The most common design issue is building a firebox that is too small for the chamber. Undersized fireboxes force oversized fires in cramped spaces, which can lead to oxygen starvation and dirty combustion. Another frequent error is selecting a stack by appearance alone without checking volume and length requirements.

Builders also underestimate the importance of opening area between firebox and chamber. If the throat is too restrictive, heat and smoke back up in the firebox and struggle to travel predictably. On the opposite end, massively oversized openings without proper control can make temperatures harder to settle.

A reliable approach is simple: calculate first, build close to target ratios, test with instrumented burns, and then fine-tune dampers and management technique. Great barbecue is repeatability, and repeatability starts with proportionate design.

Smoker build calculator FAQ

Is this smoker build calculator only for offset smokers?
It is optimized for offset and reverse flow offsets. The same volume-first method can inform other designs, but ratio targets may differ.

Should I match the numbers exactly?
No. Aim for close adherence and prioritize balanced airflow, practical fabrication, and adjustability.

What if my stack length is too tall for my trailer or patio?
Increase stack diameter and recalculate. Larger diameter lowers required length for the same stack volume target.

Can I oversize air inlets?
Slight oversizing is often beneficial if dampers provide precise control. Permanent undersizing is harder to fix later.

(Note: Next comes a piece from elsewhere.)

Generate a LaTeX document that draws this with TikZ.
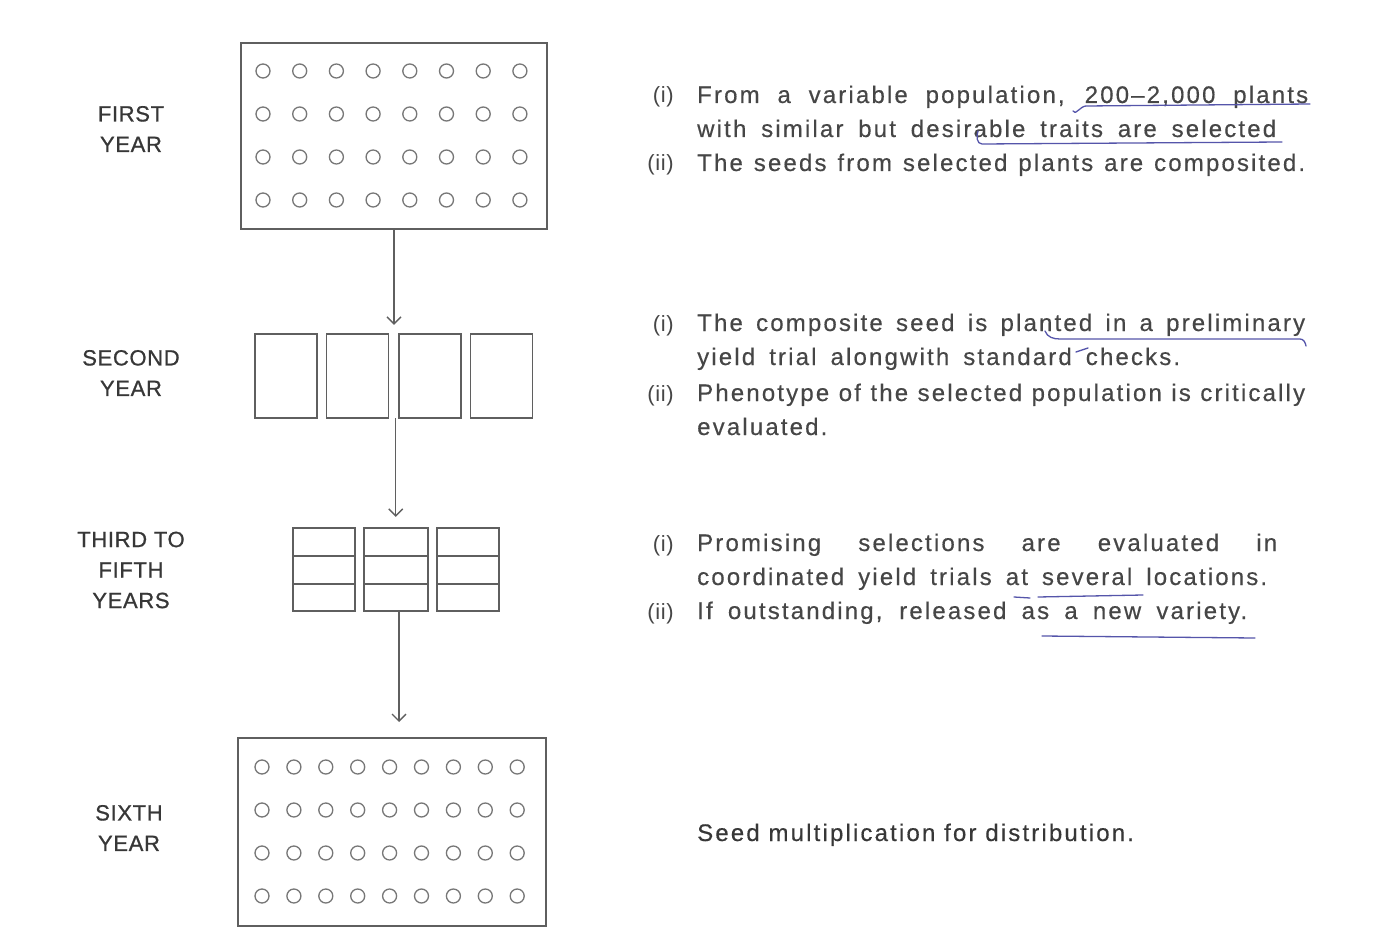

Do I need tuning plates if ratios are correct?
Not always, but they can help even out hot spots depending on chamber layout, baffle configuration, and cooking style.

Final build strategy

Use this smoker build calculator as your baseline engineering pass. Lock in chamber volume, size the firebox responsibly, keep the throat and inlets proportional, and ensure the stack has enough volume to pull cleanly. From there, craftsmanship and fire management complete the system. A well-proportioned smoker is easier to run, burns cleaner wood smoke, and delivers more consistent barbecue cook after cook.